Que faire ? La réaction la plus courante, la plus spontanée, a été d’opposer à ce job dating la noblesse des concours, gages de l’égalité des chances et symboles de la méritocratie républicaine. Est-ce aussi simple ? Le concours est-il la seule piste que nous ayons à défendre ? Il exclut d’ailleurs une partie de la population puisqu’il faut être ressortissant·es de l’Union européenne pour pouvoir devenir fonctionnaire… Accessible dorénavant à Bac + 5, le métier d’enseignant·e a également vu son profil sociologique évoluer ces dernières années, excluant souvent celles et ceux qui n’ont pas financièrement les moyens de s’engager dans de longues et coûteuses études. Il existait pourtant d’autres moyens de contourner ces obstacles : le statut de MI-Se (celui des surveillant·es jusqu’en 2003) avec des horaires et un temps de travail adapté pour la poursuite d’études à partir d’une première expérience avec les élèves. Face à la pénurie – déjà – de candidat·es, à la fin des années 80, le ministère Jospin avait instauré le versement d’un salaire aux étudiant·es qui s’engageaient à devenir enseignant·es (en échange de l’obligation de « servir » pendant 10 ans).

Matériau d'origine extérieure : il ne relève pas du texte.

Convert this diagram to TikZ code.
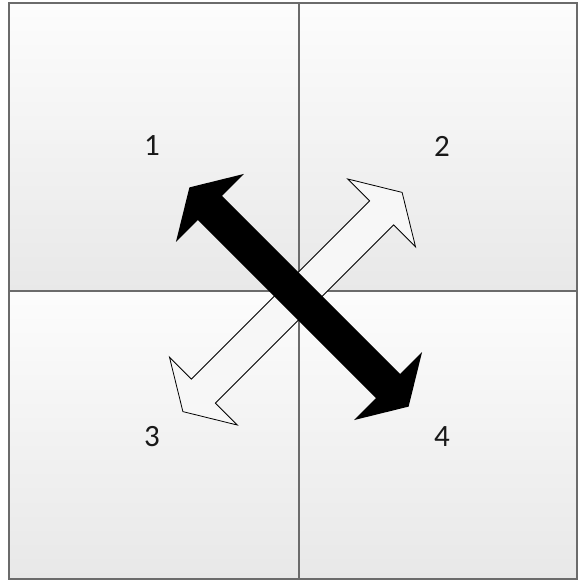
\documentclass[tikz,border=0pt]{standalone}
\usepackage{fontspec}
\setmainfont{Carlito}
\usetikzlibrary{shadows}

\tikzset{
  dblarrow/.pic={
    % shaft half width 17, head half width 48, head length 29
    \path[pic actions] (-155,0) -- (-126,48) -- (-126,17) -- (126,17) -- (126,48)
      -- (155,0) -- (126,-48) -- (126,-17) -- (-126,-17) -- (-126,-48) -- cycle;
  }
}

\begin{document}
\begin{tikzpicture}[x=1pt,y=-1pt,
  quad/.style={top color=white!99!black,bottom color=white!91!black},
  grid/.style={draw=black!58,line width=1.6pt},
  lab/.style={font=\fontsize{31}{34}\selectfont,text=black!90,inner sep=0pt},
  shade/.style={drop shadow={opacity=.25,shadow xshift=2pt,shadow yshift=-2pt}},
  blk/.style={fill=black,line join=miter,shade},
  wht/.style={draw=black,line width=.8pt,fill=white!97!black,line join=miter,shade}]
  \useasboundingbox (0,0) rectangle (579,581);
  % four panels
  \foreach \xa/\xb/\ya/\yb in {9/299/3/291, 299/577/3/291, 9/299/291/579, 299/577/291/579}
    \fill[quad] (\xa,\ya) rectangle (\xb,\yb);
  \coordinate (tl) at (9,3);
  \coordinate (br) at (577,579);
  \coordinate (mt) at (299,3);
  \coordinate (mb) at (299,579);
  \coordinate (ml) at (9,291);
  \coordinate (mr) at (577,291);
  \draw[grid] (tl) rectangle (br);
  \draw[grid] (mt) -- (mb);
  \draw[grid] (ml) -- (mr);
  % the two arrows
  \pic[wht,rotate=45] (warr) at (292.5,302) {dblarrow};
  \pic[blk,rotate=-45] (barr) at (299,297) {dblarrow};
  % panel numbers
  \node[lab] (l1) at (152,146) {1};
  \node[lab] (l2) at (442,146) {2};
  \node[lab] (l3) at (152,437) {3};
  \node[lab] (l4) at (442,437) {4};
\end{tikzpicture}
\end{document}
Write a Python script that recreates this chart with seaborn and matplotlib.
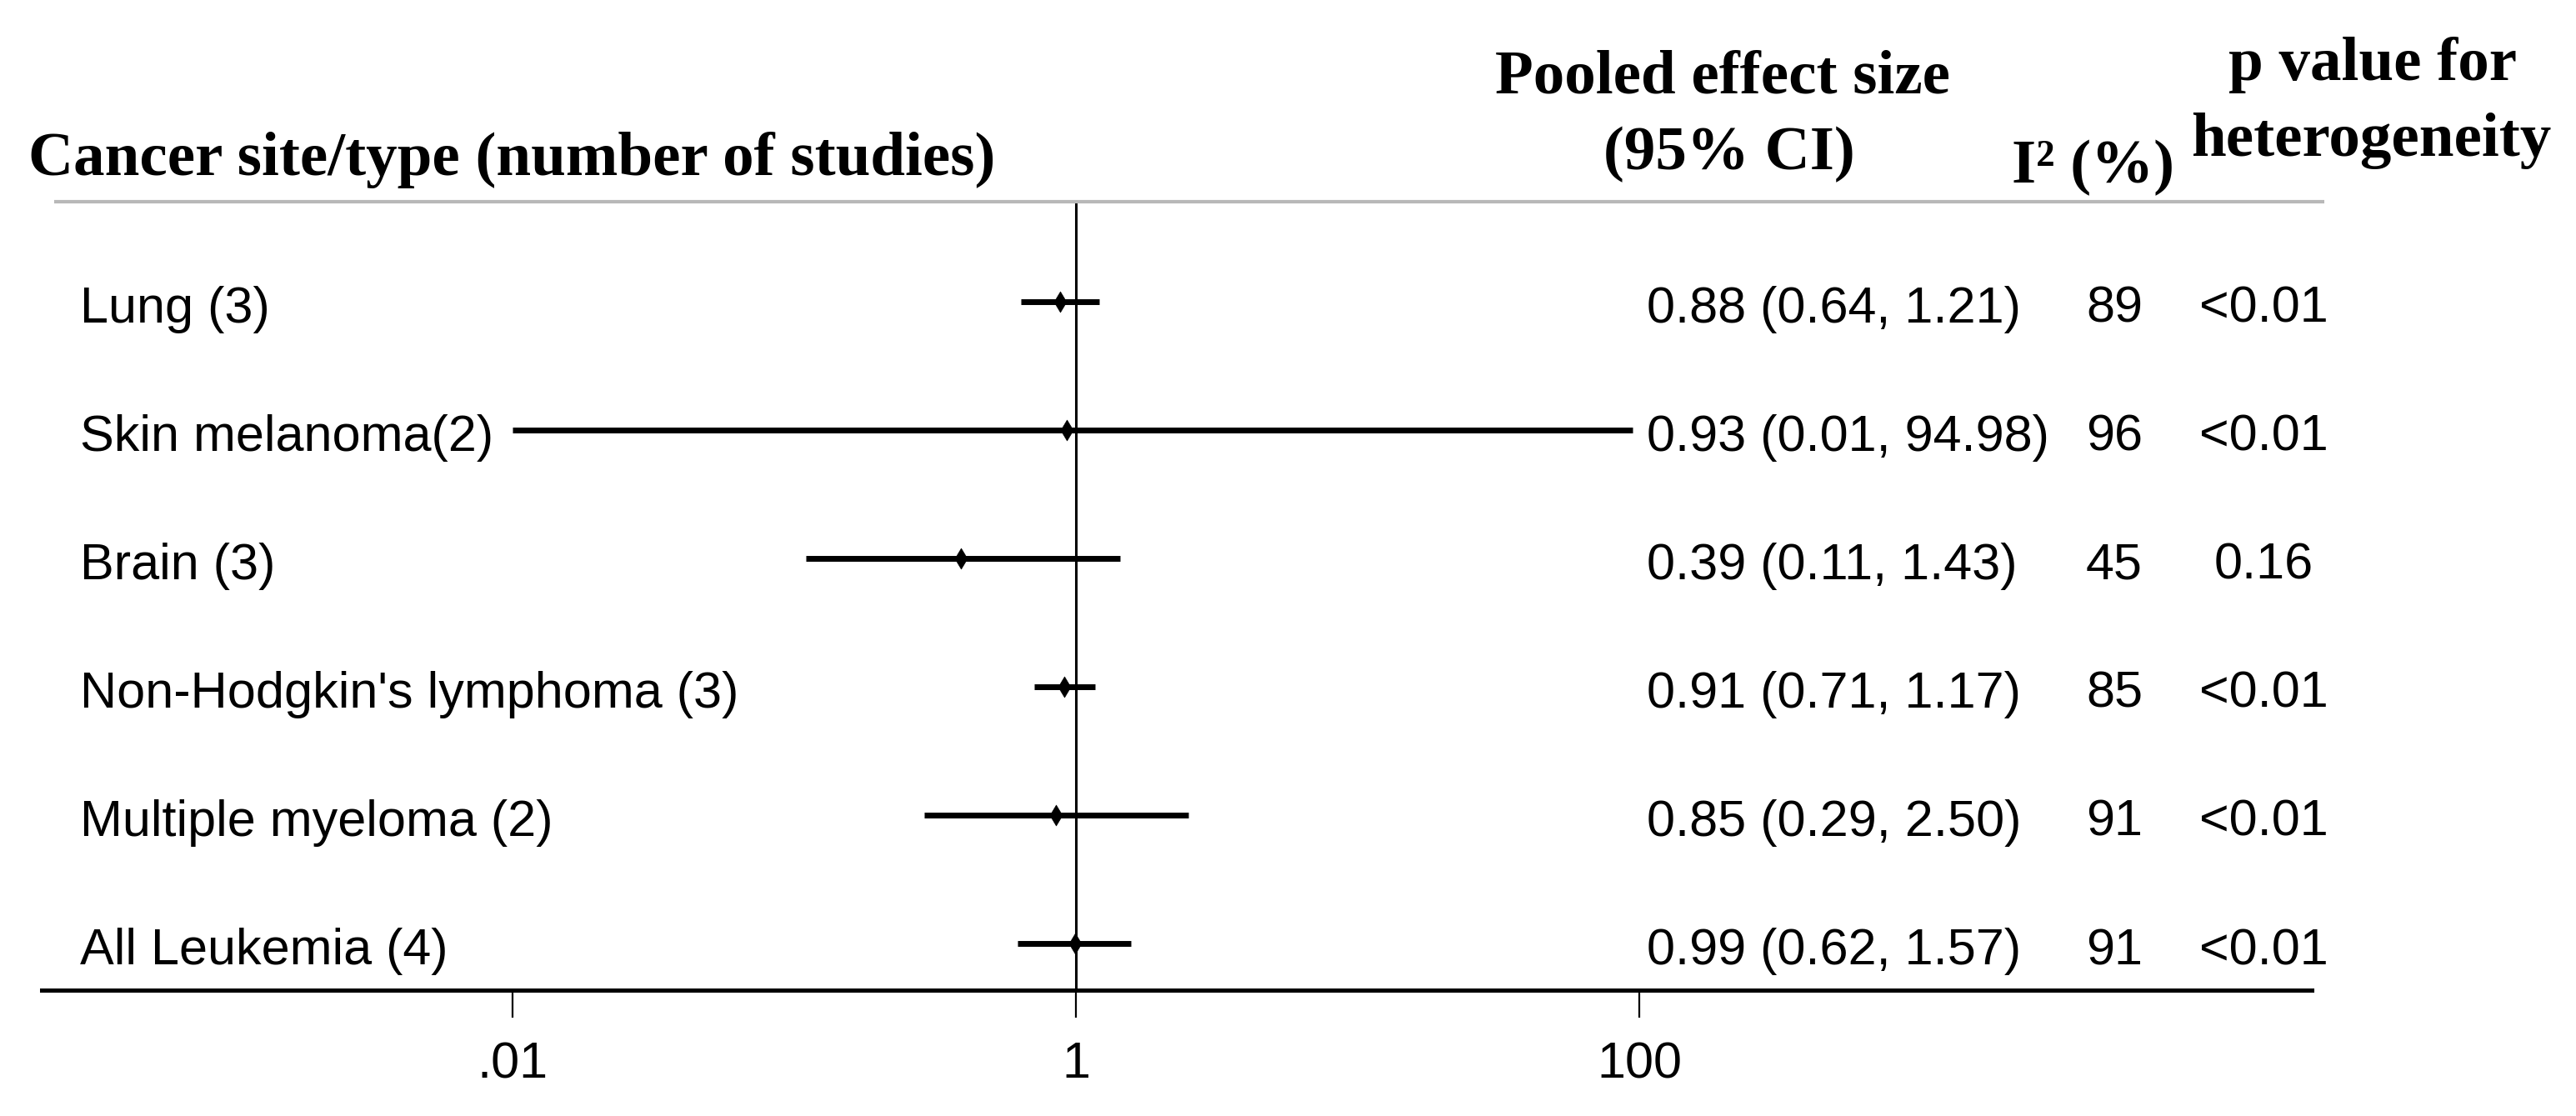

Au-delà de ces pistes, c’est toute une réflexion sur les conditions d’entrée dans les métiers et surtout de la formation des personnels qu’il faudrait porter, plutôt que d’opposer les un·es et les autres… Mais comment mener, ici, cette réflexion en seulement 30 minutes ?
– Les 30 minutes allouées à ce billet sont à présent écoulées, au revoir… On vous recontactera.
– Mais… j’avais encore tellement à dire…
– Désolé, la règle c’est la règle !
Temps additionnel
30 minutes, ce fut aussi, ce jour-là, le temps qu’il a fallu pour remercier un collègue contractuel après 5 années de service. Cela se passait au 4ème étage du Rectorat de Versailles, ce lundi 30 mai 2022, pas loin de la vidéo de la Rectrice qui tournait en boucle sur grand écran et de la foule qui se pressait à l’extérieur.